> _Task statement_:
Print word for word the first line of the listing below and every line after it, through the line with "from matplotlib.patches import Rectangle". Leave out the pictures and the rest.

> _Dataset excerpt_:
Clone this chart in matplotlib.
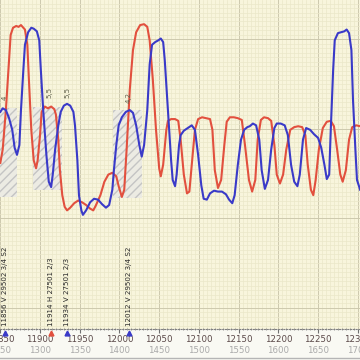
import matplotlib
matplotlib.use("Agg")
import matplotlib.pyplot as plt
from matplotlib.ticker import MultipleLocator
from matplotlib.lines import Line2D
from matplotlib.patches import Rectangle

# ---------------- data ----------------
red_x = [11850, 11853, 11857, 11861, 11863, 11866, 11870, 11873, 11876, 11879, 11881, 11884, 11886, 11889,
         11892, 11895, 11897, 11900, 11902, 11906, 11910, 11914, 11918, 11920, 11923, 11925, 11928, 11931,
         11934, 11938, 11943, 11948, 11953, 11958, 11963, 11967, 11970, 11976, 11981, 11986, 11991, 11996,
         11999, 12003, 12006, 12009, 12013, 12017, 12021, 12026, 12031, 12035, 12038, 12042, 12046, 12050,
         12052, 12055, 12059, 12061, 12065, 12070, 12074, 12077, 12081, 12085, 12088, 12091, 12095, 12099,
         12104, 12109, 12114, 12117, 12120, 12124, 12128, 12132, 12135, 12139, 12144, 12149, 12154, 12158,
         12163, 12167, 12171, 12174, 12178, 12182, 12187, 12191, 12195, 12198, 12202, 12206, 12210, 12215,
         12220, 12225, 12230, 12234, 12237, 12241, 12244, 12247, 12251, 12256, 12261, 12266, 12270, 12274,
         12278, 12281, 12285, 12289, 12293, 12298, 12303]
red_y = [16.2, 17.7, 22.1, 27.7, 30.5, 31.3, 31.5, 31.4, 31.6, 31.3, 31.1, 29.4, 25.5, 19.9,
         16.5, 15.6, 16.5, 19.3, 21.9, 22.5, 22.3, 22.5, 22.2, 21.6, 18.8, 15.4, 12.6, 11.3,
         10.9, 11.2, 11.7, 12.0, 11.8, 11.5, 11.1, 10.9, 11.4, 12.6, 14.1, 14.9, 15.1, 14.7,
         13.6, 12.4, 13.2, 17.7, 24.4, 28.8, 30.8, 31.6, 31.7, 31.4, 29.9, 25.5, 19.9, 15.6,
         14.7, 16.0, 19.9, 20.9, 21.1, 21.1, 20.9, 18.8, 14.9, 12.8, 13.0, 16.0, 19.9, 21.1,
         21.3, 21.2, 21.1, 19.9, 15.4, 13.4, 14.3, 18.2, 20.8, 21.3, 21.3, 21.2, 21.0, 18.2,
         14.3, 13.0, 14.3, 18.8, 21.0, 21.3, 21.2, 20.9, 18.2, 14.9, 13.9, 14.9, 17.7, 19.9,
         20.2, 20.3, 20.2, 19.3, 16.0, 13.2, 12.6, 14.3, 17.7, 20.1, 20.8, 20.9, 20.3, 17.7,
         14.9, 14.1, 15.4, 18.8, 20.2, 20.4, 20.3]

blue_x = [11850, 11853, 11857, 11861, 11865, 11868, 11871, 11874, 11876, 11879, 11881, 11885, 11889, 11892,
          11896, 11899, 11901, 11904, 11908, 11911, 11914, 11916, 11919, 11923, 11926, 11930, 11934, 11938,
          11942, 11944, 11947, 11949, 11952, 11954, 11958, 11963, 11968, 11973, 11978, 11983, 11987, 11991,
          11993, 11996, 11999, 12003, 12008, 12013, 12017, 12021, 12025, 12028, 12031, 12035, 12038, 12041,
          12045, 12049, 12052, 12055, 12057, 12061, 12065, 12067, 12070, 12072, 12075, 12077, 12081, 12086,
          12091, 12095, 12099, 12103, 12106, 12110, 12114, 12119, 12124, 12129, 12134, 12138, 12142, 12145,
          12149, 12153, 12157, 12161, 12164, 12168, 12172, 12176, 12179, 12183, 12187, 12191, 12195, 12198,
          12203, 12208, 12212, 12216, 12220, 12224, 12227, 12231, 12235, 12240, 12245, 12250, 12254, 12258,
          12261, 12264, 12266, 12269, 12271, 12275, 12279, 12283, 12286, 12289, 12292, 12294, 12297, 12299,
          12303]
blue_y = [21.9, 22.3, 22.1, 21.2, 19.9, 17.9, 17.1, 18.2, 22.1, 26.6, 29.4, 30.8, 31.3, 31.2,
          30.9, 29.9, 26.6, 22.1, 17.1, 14.1, 13.5, 14.9, 17.7, 20.4, 21.9, 22.6, 22.8, 22.6,
          21.9, 20.4, 16.5, 12.6, 10.9, 10.4, 10.9, 11.8, 12.2, 12.1, 11.6, 11.2, 11.5, 13.2,
          15.4, 18.2, 20.4, 21.3, 21.9, 22.1, 21.8, 20.4, 18.2, 16.9, 18.2, 22.1, 27.2, 29.4,
          29.7, 29.9, 30.1, 29.7, 27.7, 22.1, 16.5, 14.3, 13.6, 14.9, 18.2, 19.3, 19.8, 20.1,
          20.4, 19.9, 17.1, 13.7, 12.2, 12.1, 12.8, 13.1, 13.0, 13.0, 12.7, 12.1, 11.7, 12.6,
          16.0, 18.8, 19.9, 20.2, 20.3, 20.6, 20.4, 18.8, 15.4, 13.3, 14.3, 17.7, 20.1, 20.6,
          20.6, 20.4, 19.3, 16.0, 14.1, 13.6, 14.9, 18.8, 20.1, 19.9, 19.4, 19.0, 17.9, 16.0,
          14.4, 14.9, 19.9, 26.6, 29.9, 30.7, 30.8, 30.9, 31.1, 30.7, 28.8, 23.2, 17.7, 14.3,
          13.2]

# hatched zones: start, end, low, high
zone_start = [11849.6, 11891, 11992]
zone_end = [11871, 11928, 12028]
zone_low = [12.4, 13.2, 12.3]
zone_high = [22.3, 22.5, 22.1]

# peak value labels
peak_x = [11856, 11912, 11934, 12012]
peak_y = [23.2, 23.4, 23.5, 22.9]
peak_text = ["4", "5,5", "5,5", "4,2"]

# events
event_x = [11856, 11914, 11934, 12012]
event_text = ["11856 V 29502 3/4 S2", "11914 H 27501 2/3", "11934 V 27501 2/3", "12012 V 29502 3/4 S2"]
event_side = ["V", "H", "V", "V"]

tick_main = [11850, 11900, 11950, 12000, 12050, 12100, 12150, 12200, 12250, 12300]
tick_second = [1250, 1300, 1350, 1400, 1450, 1500, 1550, 1600, 1650, 1700]

# ---------------- style ----------------
RED = "#e2503e"
BLUE = "#3a3ac8"

fig = plt.figure(figsize=(3.6, 3.6), dpi=100, facecolor="#f9f9f3")
ax = fig.add_axes([0, 31 / 360, 1, 329 / 360])
ax.set_facecolor("#f8f5dc")
ax.set_xlim(11849.6, 12302.8)
ax.set_ylim(-2.35, 34.4)

ax.xaxis.set_major_locator(MultipleLocator(50))
ax.xaxis.set_minor_locator(MultipleLocator(5))
ax.yaxis.set_major_locator(MultipleLocator(10))
ax.yaxis.set_minor_locator(MultipleLocator(0.5))
ax.grid(which="major", color="#cdc9ae", lw=0.7)
ax.grid(which="minor", color="#ebe7c9", lw=0.5)
ax.set_axisbelow(True)

for s in ["top", "left", "right"]:
    ax.spines[s].set_visible(False)
ax.spines["bottom"].set_color("#808080")
ax.spines["bottom"].set_linestyle((0, (1, 1.5)))
ax.spines["bottom"].set_linewidth(0.8)

ax.tick_params(axis="y", which="both", length=0, labelleft=False)
ax.tick_params(axis="x", which="major", length=3, direction="out", color="#707070", labelbottom=False)
ax.tick_params(axis="x", which="minor", length=2, direction="inout", color="#909090")

xt = ax.get_xaxis_transform()
for t1, t2 in zip(tick_main, tick_second):
    ax.text(t1, -10 / 329, str(t1), transform=xt, ha="center", va="center",
            fontsize=6.2, color="#5a4848", clip_on=False)
    ax.text(t1, -21.5 / 329, str(t2), transform=xt, ha="center", va="center",
            fontsize=6.2, color="#a9a9a9", clip_on=False)

# hatched zones
for a, b, lo, hi in zip(zone_start, zone_end, zone_low, zone_high):
    ax.add_patch(Rectangle((a, lo), b - a, hi - lo, facecolor="#ecebe3", edgecolor="#c4c4c4",
                           hatch="////", lw=0, zorder=1.5))

ax.plot(red_x, red_y, color=RED, lw=1.5, zorder=3, solid_joinstyle="round")
ax.plot(blue_x, blue_y, color=BLUE, lw=1.5, zorder=3, solid_joinstyle="round")

for x, y, s in zip(peak_x, peak_y, peak_text):
    ax.text(x, y, s, rotation=90, ha="center", va="bottom", fontsize=5, color="#5f5f4a", zorder=4)

for x, s, side in zip(event_x, event_text, event_side):
    c = RED if side == "H" else BLUE
    ax.plot([x], [-3.5 / 329], marker="^", ms=3.5, color=c, transform=xt, clip_on=False, zorder=5)
    ax.text(x, 3 / 329, s, rotation=90, ha="center", va="bottom", fontsize=5.1,
            color="#262626", transform=xt, zorder=5)

fig.add_artist(Line2D([0, 1], [2.5 / 360, 2.5 / 360], color="#b5b5b5", lw=1))

fig.savefig("out.png", dpi=100, facecolor=fig.get_facecolor())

> _Response to this exercise_:
Clone this chart in matplotlib.
import matplotlib
matplotlib.use("Agg")
import matplotlib.pyplot as plt
from matplotlib.ticker import MultipleLocator
from matplotlib.lines import Line2D
from matplotlib.patches import Rectangle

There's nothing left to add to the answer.